I’m never going to eat AGAIN!!!
Food! I need it! I’m going to perish right before your eyes!
Gahhhhbaaaahhhhmeahhhhh! Foooooood!
This is it. The end is near. WHY WON’T YOU…
wait.
Um.
Is that a…
Mmmm…bottle.
Thank you, sweet Mommy. I’ll never doubt you again.
{Until the next time…}
Every time. She cries and carries on, while I say - in as soothing a voice as I can, making sure I sound amused and not annoyed - “I’m coming, Baby Girl. It’s okay. Just hang on. I’m coming. It’ll be all right. Don’t cry. No, no, don’t cry. I’m coming.”
You know, when I imagined becoming a mom, I had all sorts of plans and dreams and ideas. And, well, assumptions. For instance, I assumed I’d teach my children all sorts of things:
How to talk, to walk, to read, to write
How to play the piano and play basketball
How to share and care and take turns
When I found out I was having our first daughter, I assumed I’d teach her all the things my mom tried to teach me (manners, how to sew, how to paint my nails like a pro) and the things she didn’t (how to control - I mean, fix - my hair, how to cook without a recipe, how to dance).
What I never once assumed was that my girls - the ones I brought into this world, thankyouverymuch - would teach me as much, if not more, as I would teach them.
That hollering baby who’s so impatient for her bottle, desperately afraid that THIS IS THE TIME I’ll let her down? She’s just like me.
Her ears may come from my mom and grandad; her mouth may look just like my husband’s. But her lack of faith? Oh, she’s the spitting image of me when that happens.
When I lose my job…
When I can’t do my job right…
When the hospital bills are too high…
When the hospital stay is too long - or too short…
When my friends don’t return my calls…
When my calendar gets too full and overwhelms…
When sleep won’t come…
When laundry piles up…
When friends move away…
When family hurts instead of helps…
SO OFTEN when I need to relax and lean into God, trusting that He will provide…I panic. I scream and holler and beg for attention, for provision, for solution NOW! I cry that I need it now!
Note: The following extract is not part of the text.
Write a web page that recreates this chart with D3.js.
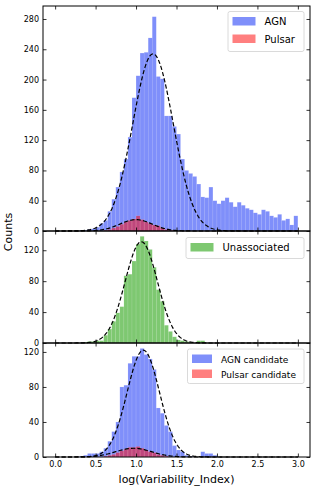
<!DOCTYPE html>
<html>
<head>
<meta charset="utf-8">
<script src="https://cdn.jsdelivr.net/npm/d3@7"></script>
<style>
  html, body { margin: 0; padding: 0; background: #fff; }
  svg { display: block; font-family: "DejaVu Sans", sans-serif; }
</style>
</head>
<body>
<svg id="chart"></svg>
<script>
// histogram bins: 0.05 wide from 0.0 to 3.0
const binWidth = 0.05;
const binLeft = d3.range(0, 60).map(i => +(i * binWidth).toFixed(2));

const agnCounts = [0,0,0,0,0,0,1,1,2,3, 5,10,14,26,42,58,78,95,124,176,
  205,235,236,255,283,204,201,152,152,138, 128,95,80,76,72,62,45,44,58,40,
  36,40,44,38,32,38,34,30,28,24, 22,28,26,20,18,22,14,16,8,20];
const psrCounts = [0,0,0,0,0,0,0,0,0,0, 0,0,1,2,4,6,9,12,14,16,
  20,15,12,10,8,7,4,2,1,1, 0,0,0,0,0,0,0,0,0,0,
  0,0,0,0,0,0,0,0,0,0, 0,0,0,0,0,0,0,0,0,0];
const unassocCounts = [0,0,0,0,0,0,0,1,2,2, 3,3,10,18,28,39,47,87,89,106,
  128,138,132,121,98,69,54,23,15,8, 4,3,2,1,0,3,3,0,0,0,
  0,0,0,0,0,0,0,0,0,0, 0,0,0,0,0,0,0,0,0,0];
const agnCandCounts = [0,0,0,0,0,0,1,2,4,4, 4,6,10,18,29,40,80,82,107,115,
  115,124,117,112,100,56,50,36,29,13, 8,6,2,1,0,0,6,4,4,2,
  0,0,0,0,0,0,0,0,0,0, 0,0,0,0,0,0,0,0,0,0];
const psrCandCounts = [0,0,0,0,0,0,0,0,0,0, 0,0,1,2,3,5,7,9,11,11,
  12,10,8,6,5,3,2,1,0,0, 0,0,0,0,0,0,0,0,0,0,
  0,0,0,0,0,0,0,0,0,0, 0,0,0,0,0,0,0,0,0,0];

// gaussian fits [amplitude, mean, sigma]
const agnFit = [234, 1.21, 0.25];
const psrFit = [15, 1.0, 0.2];
const unassocFit = [131, 1.065, 0.2];
const agnCandFit = [122, 1.09, 0.2];
const psrCandFit = [10, 0.97, 0.22];

const xTicks = [0, 0.5, 1.0, 1.5, 2.0, 2.5, 3.0];
const yTicksTop = [0, 40, 80, 120, 160, 200, 240, 280];
const yTicksLow = [0, 40, 80, 120];

const W = 316, H = 490;
const left = 43, right = 310;
const BLUE = '#0020f5', RED = '#ff0000', GREEN = '#4cb33a';

const svg = d3.select('#chart').attr('width', W).attr('height', H);

const x = d3.scaleLinear().domain([-0.15, 3.15]).range([left, right]);

const panels = [
  { top: 6, bottom: 231, series: [agnCounts, psrCounts], colors: [BLUE, RED], alpha: [0.5, 0.5],
    fits: [agnFit, psrFit], yTicks: yTicksTop, names: ['AGN', 'Pulsar'],
    legend: { x: 228, y: 11.5, w: 76, h: 40, row: 17.5, fs: 10, pw: 23 } },
  { top: 231, bottom: 343, series: [unassocCounts], colors: [GREEN], alpha: [0.72],
    fits: [unassocFit], yTicks: yTicksLow, names: ['Unassociated'],
    legend: { x: 186, y: 237.5, w: 118, h: 21, row: 17.5, fs: 10, pw: 23 } },
  { top: 343, bottom: 457, series: [agnCandCounts, psrCandCounts], colors: [BLUE, RED], alpha: [0.5, 0.5],
    fits: [agnCandFit, psrCandFit], yTicks: yTicksLow, names: ['AGN candidate', 'Pulsar candidate'],
    legend: { x: 187.5, y: 349, w: 116.5, h: 34.5, row: 15, fs: 9, pw: 20 } }
];

const curveX = d3.range(0, 3.0001, 0.01);
const gauss = (p, v) => p[0] * Math.exp(-0.5 * ((v - p[1]) / p[2]) ** 2);

panels.forEach((p, pi) => {
  const ymax = d3.max(p.series.flat()) * 1.05;
  const y = d3.scaleLinear().domain([0, ymax]).range([p.bottom, p.top]);
  const g = svg.append('g');

  // bars
  p.series.forEach((counts, si) => {
    g.append('g')
      .selectAll('rect')
      .data(counts.map((c, i) => ({ x0: binLeft[i], c })).filter(d => d.c > 0))
      .join('rect')
      .attr('x', d => x(d.x0))
      .attr('width', x(binWidth) - x(0))
      .attr('y', d => y(d.c))
      .attr('height', d => y(0) - y(d.c))
      .attr('fill', p.colors[si])
      .attr('fill-opacity', p.alpha[si])
      .attr('stroke', '#fff')
      .attr('stroke-opacity', 0.25)
      .attr('stroke-width', 0.4);
  });

  // gaussian fits
  const line = d3.line().x(v => x(v));
  p.fits.forEach(f => {
    g.append('path')
      .attr('d', line.y(v => y(gauss(f, v)))(curveX))
      .attr('fill', 'none')
      .attr('stroke', '#000')
      .attr('stroke-width', 1.2)
      .attr('stroke-dasharray', '4.2,2.2');
  });

  // axes, ticks inward on all sides
  const tk = 3.5;
  const yl = g.append('g').attr('transform', `translate(${left},0)`)
    .call(d3.axisLeft(y).tickValues(p.yTicks).tickSize(-tk).tickPadding(4));
  const yr = g.append('g').attr('transform', `translate(${right},0)`)
    .call(d3.axisRight(y).tickValues(p.yTicks).tickSize(-tk).tickFormat(''));
  const xb = g.append('g').attr('transform', `translate(0,${p.bottom})`)
    .call(d3.axisBottom(x).tickValues(xTicks).tickSize(-tk).tickPadding(4)
      .tickFormat(pi === 2 ? d3.format('.1f') : ''));
  const xt = g.append('g').attr('transform', `translate(0,${p.top})`)
    .call(d3.axisTop(x).tickValues(xTicks).tickSize(-tk).tickFormat(''));
  [yl, yr, xb, xt].forEach(a => {
    a.select('.domain').remove();
    a.selectAll('line').attr('stroke', '#000').attr('stroke-width', 0.8);
    a.selectAll('text').attr('fill', '#000').style('font-size', '8px')
      .style('font-family', '"DejaVu Sans", sans-serif');
  });

  g.append('rect')
    .attr('x', left).attr('y', p.top)
    .attr('width', right - left).attr('height', p.bottom - p.top)
    .attr('fill', 'none').attr('stroke', '#000').attr('stroke-width', 1);

  // legend
  const L = p.legend;
  const lg = g.append('g').attr('transform', `translate(${L.x},${L.y})`);
  lg.append('rect')
    .attr('width', L.w).attr('height', L.h).attr('rx', 2)
    .attr('fill', '#fff').attr('fill-opacity', 0.8)
    .attr('stroke', '#d0d0d0').attr('stroke-width', 0.8);
  p.names.forEach((n, i) => {
    const ry = 5.5 + i * L.row;
    lg.append('rect')
      .attr('x', 4.5).attr('y', ry).attr('width', L.pw).attr('height', 8.5)
      .attr('fill', p.colors[i]).attr('fill-opacity', p.alpha[i]);
    lg.append('text')
      .attr('x', 4.5 + L.pw + 9).attr('y', ry + 8.3)
      .style('font-size', L.fs + 'px')
      .attr('fill', '#000')
      .text(n);
  });
});

svg.append('text')
  .attr('transform', `translate(12,232) rotate(-90)`)
  .attr('text-anchor', 'middle')
  .style('font-size', '11px')
  .text('Counts');

svg.append('text')
  .attr('x', (left + right) / 2).attr('y', 483)
  .attr('text-anchor', 'middle')
  .style('font-size', '11px')
  .text('log(Variability_Index)');
</script>
</body>
</html>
Why won’t you help me NOW?! Why don’t you love me?
And I imagine God saying, in a soothing (and hopefully more amused than annoyed) voice, “I’m coming, Baby Girl. It’s okay. Just hang on. I’m coming. It’ll be all right. Don’t cry. No, no, don’t cry. I’m coming.”
Both my girls teach me so much. They teach me about myself. They teach me about life. They teach me about God and the faith I want to have.
Meanwhile, I’m still hoping to figure out that straightening iron in my bathroom cabinet so I can pass on at least one valuable “life skill” to them.



5 Comments
I really think God told us to be fruitful and multiply so we could understand just a little of how He sees us. So many times I say things to my kids like, “How many times do I have to tell you …?” or “can you even hear my words?” and think, huh. I bet this is how God feels with me a lot of the time.
Great read today, Mary. When I feel stuck but overwhelmed with the notion of change, and in desperate need for help … I wonder if He’s there. Is He helping me? How far is He going to let me get before He saves me? In that question there’s hope that He’s there and it’s all His plan. But, there’s also fear that you’re on your own. That questioning of faith, I think, keeps us closer to God. Because we want and need to believe.
So, very, very true Mary. I commented on your site for the first half of this story that made me laugh so much.
The rest of the story had me tearing up because it is SO TRUE! My girls have taught me so much more about life than I taught them. And believe me, it doesn’t stop at 18! They are 28 and 23 now and still teaching me a lot each day. It makes me so happy to have that since my own Mom and I have never really connected to well. I was Daddy’s girl. =)
But more than that, they do teach me more about being a parent and how God must feel about us as His children and I think about that often and feel loved (also guilty, convicted, amused, etc) but most often loved.
Thanks for your post. And don’t worry, those girls will watch you and learn far more than you can ever “teach” them anyway.
Best,
Lina
I don’t have girls, but I’ve learned the same thing from my boys! Great post!